Construction: Construction expanded 3.1% in Q3, but that growth cooled from 6.2% in Q2. The quarterly data also showed a reversal in momentum, with the sector contracting 1.2% on a seasonally adjusted basis after a strong Q2. MTI attributed the mixed outcome to an uptick in public and private sector construction activity, even as quarterly momentum eased.
Services – Wholesale, Retail, Transport: The combined services group, covering wholesale and retail trade and transportation/storage, grew 2.5% in Q3, down from 4.9% in Q2. A closer look points to the machinery, equipment and supplies segment pushing wholesale trade, while transportation and storage benefited from water and air transport activity. On a quarterly basis, this group contracted 1.2%, easing from a 2.8% expansion previously.

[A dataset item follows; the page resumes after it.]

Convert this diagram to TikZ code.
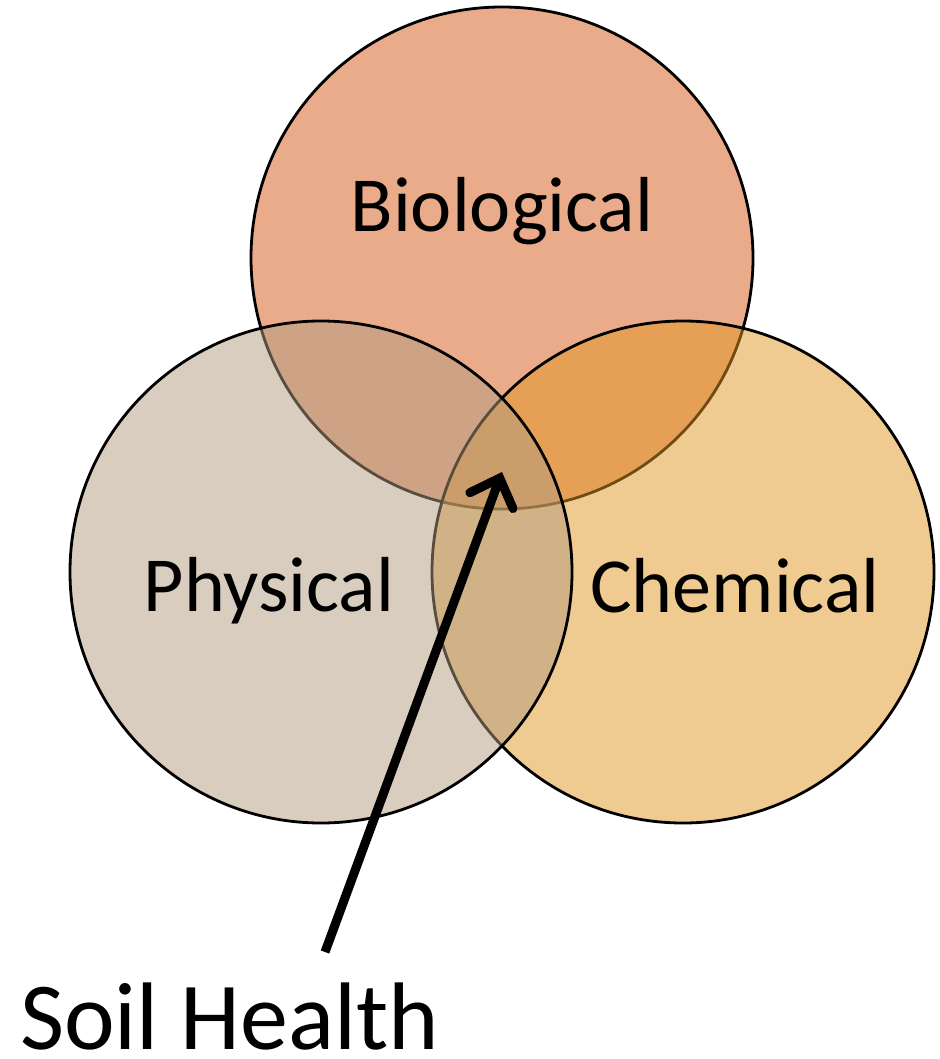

Information & Communications, Finance & Insurance, Professional Services: This cluster expanded 4.4% in Q3, slightly higher than the 4.3% growth in Q2. Growth drivers included IT and information services, head offices and business services, and banking activities. The pace here slowed modestly to 1.3% quarter-on-quarter, down from 1.6% in Q2, reflecting a more tempered expansion in financial and professional services.

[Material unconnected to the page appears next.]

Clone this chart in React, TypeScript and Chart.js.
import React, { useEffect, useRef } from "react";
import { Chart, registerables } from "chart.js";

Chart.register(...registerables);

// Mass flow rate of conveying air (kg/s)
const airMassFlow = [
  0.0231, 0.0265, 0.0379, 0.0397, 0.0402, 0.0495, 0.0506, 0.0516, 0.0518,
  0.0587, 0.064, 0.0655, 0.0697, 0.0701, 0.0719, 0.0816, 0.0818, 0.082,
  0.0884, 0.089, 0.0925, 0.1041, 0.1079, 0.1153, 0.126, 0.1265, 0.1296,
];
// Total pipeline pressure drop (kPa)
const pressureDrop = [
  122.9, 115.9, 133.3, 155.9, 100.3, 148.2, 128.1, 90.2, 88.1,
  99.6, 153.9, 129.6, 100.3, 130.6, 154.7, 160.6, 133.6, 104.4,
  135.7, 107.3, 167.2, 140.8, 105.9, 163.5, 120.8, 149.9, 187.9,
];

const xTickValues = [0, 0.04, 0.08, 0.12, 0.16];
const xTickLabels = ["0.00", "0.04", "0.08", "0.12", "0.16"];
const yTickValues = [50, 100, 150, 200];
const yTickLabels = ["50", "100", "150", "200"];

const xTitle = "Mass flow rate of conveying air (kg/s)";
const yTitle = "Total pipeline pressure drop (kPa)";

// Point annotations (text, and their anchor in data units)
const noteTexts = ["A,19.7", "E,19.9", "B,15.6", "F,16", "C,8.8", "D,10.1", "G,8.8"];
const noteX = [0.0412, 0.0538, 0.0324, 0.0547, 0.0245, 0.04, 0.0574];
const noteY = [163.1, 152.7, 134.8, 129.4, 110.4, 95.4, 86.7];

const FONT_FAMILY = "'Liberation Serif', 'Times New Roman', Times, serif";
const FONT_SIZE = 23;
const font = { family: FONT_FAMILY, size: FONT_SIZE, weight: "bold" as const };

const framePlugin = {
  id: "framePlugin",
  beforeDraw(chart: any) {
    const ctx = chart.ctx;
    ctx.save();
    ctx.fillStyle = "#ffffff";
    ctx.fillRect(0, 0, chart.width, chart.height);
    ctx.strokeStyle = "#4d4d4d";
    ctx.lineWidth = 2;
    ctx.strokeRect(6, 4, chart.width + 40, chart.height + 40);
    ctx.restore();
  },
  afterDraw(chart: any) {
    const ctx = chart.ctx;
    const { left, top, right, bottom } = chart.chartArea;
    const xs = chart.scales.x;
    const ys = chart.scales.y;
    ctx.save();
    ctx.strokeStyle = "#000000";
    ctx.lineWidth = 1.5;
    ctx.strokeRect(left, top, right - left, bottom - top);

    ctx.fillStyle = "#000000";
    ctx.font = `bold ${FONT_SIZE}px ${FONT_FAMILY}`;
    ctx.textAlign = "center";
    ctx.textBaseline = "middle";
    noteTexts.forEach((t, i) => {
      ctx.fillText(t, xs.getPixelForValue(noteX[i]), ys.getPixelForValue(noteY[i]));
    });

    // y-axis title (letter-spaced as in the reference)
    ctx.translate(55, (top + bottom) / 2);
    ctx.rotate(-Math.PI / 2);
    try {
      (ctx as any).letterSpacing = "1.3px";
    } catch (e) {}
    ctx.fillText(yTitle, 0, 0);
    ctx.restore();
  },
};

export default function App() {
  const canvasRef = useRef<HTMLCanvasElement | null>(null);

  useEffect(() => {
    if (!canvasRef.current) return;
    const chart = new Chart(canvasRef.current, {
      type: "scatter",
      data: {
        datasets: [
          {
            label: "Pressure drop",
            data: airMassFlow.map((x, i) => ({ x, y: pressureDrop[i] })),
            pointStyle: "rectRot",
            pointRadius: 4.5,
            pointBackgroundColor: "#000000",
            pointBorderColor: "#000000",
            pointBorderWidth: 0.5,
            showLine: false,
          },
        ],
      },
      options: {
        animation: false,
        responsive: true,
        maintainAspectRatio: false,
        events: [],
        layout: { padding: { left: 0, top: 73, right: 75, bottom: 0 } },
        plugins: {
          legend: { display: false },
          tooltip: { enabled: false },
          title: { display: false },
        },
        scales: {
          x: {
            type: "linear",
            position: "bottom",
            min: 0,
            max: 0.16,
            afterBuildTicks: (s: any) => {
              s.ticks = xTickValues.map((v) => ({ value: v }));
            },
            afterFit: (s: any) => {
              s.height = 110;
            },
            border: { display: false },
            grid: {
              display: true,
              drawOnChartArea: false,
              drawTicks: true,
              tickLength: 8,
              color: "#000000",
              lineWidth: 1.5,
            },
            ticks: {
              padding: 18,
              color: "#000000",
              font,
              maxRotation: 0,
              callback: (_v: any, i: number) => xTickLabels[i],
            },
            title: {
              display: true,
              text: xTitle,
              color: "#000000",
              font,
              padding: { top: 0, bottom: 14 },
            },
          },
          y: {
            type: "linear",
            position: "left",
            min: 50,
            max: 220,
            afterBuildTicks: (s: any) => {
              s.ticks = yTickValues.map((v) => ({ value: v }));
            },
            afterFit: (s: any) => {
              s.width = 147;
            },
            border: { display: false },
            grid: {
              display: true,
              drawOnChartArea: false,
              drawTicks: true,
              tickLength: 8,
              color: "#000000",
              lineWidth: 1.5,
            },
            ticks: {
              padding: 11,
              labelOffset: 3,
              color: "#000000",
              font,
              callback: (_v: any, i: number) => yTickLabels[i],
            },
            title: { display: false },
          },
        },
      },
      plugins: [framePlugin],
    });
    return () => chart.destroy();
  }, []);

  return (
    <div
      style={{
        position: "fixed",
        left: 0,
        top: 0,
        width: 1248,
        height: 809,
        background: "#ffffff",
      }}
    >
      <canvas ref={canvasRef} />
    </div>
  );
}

Accommodation, Real Estate, Admin & Other Services: The remaining services sectors posted a solid 4.1% growth in Q3, continuing a trend of broad-based service-sector expansion. Notably, the accommodation sector benefited from higher international visitor arrivals, underscoring the tourism recovery tailwinds that supported the services complex in the quarter.
What This Means for Singapore’s Economy
The Q3 performance highlights a gradual normalization after a brisk H1 2025. While the overarching economy expanded, the slower pace in Q3 suggests policymakers and businesses should maintain prudence amid mixed domestic demand and external headwinds.
Looking ahead, observers will be watching for revisions to the advance estimates as more comprehensive data become available and as global conditions evolve. If the upcoming data confirm a continued, yet modest, expansion, Singapore could stay on a path of stabilization with selective investments in growth areas such as technology services, logistics, and construction-related projects that supported activity in Q3.
Bottom Line
Singapore’s Q3 2025 GDP growth of 2.9% reflects a decelerating pace yet underlines a diversified economy with strength in IT services, financial services, and a recovering tourism sector. The MTI’s nuanced breakdown offers policymakers and investors a clearer sense of where momentum remains and where risk factors may emerge as Singapore proceeds through 2025’s final stretch.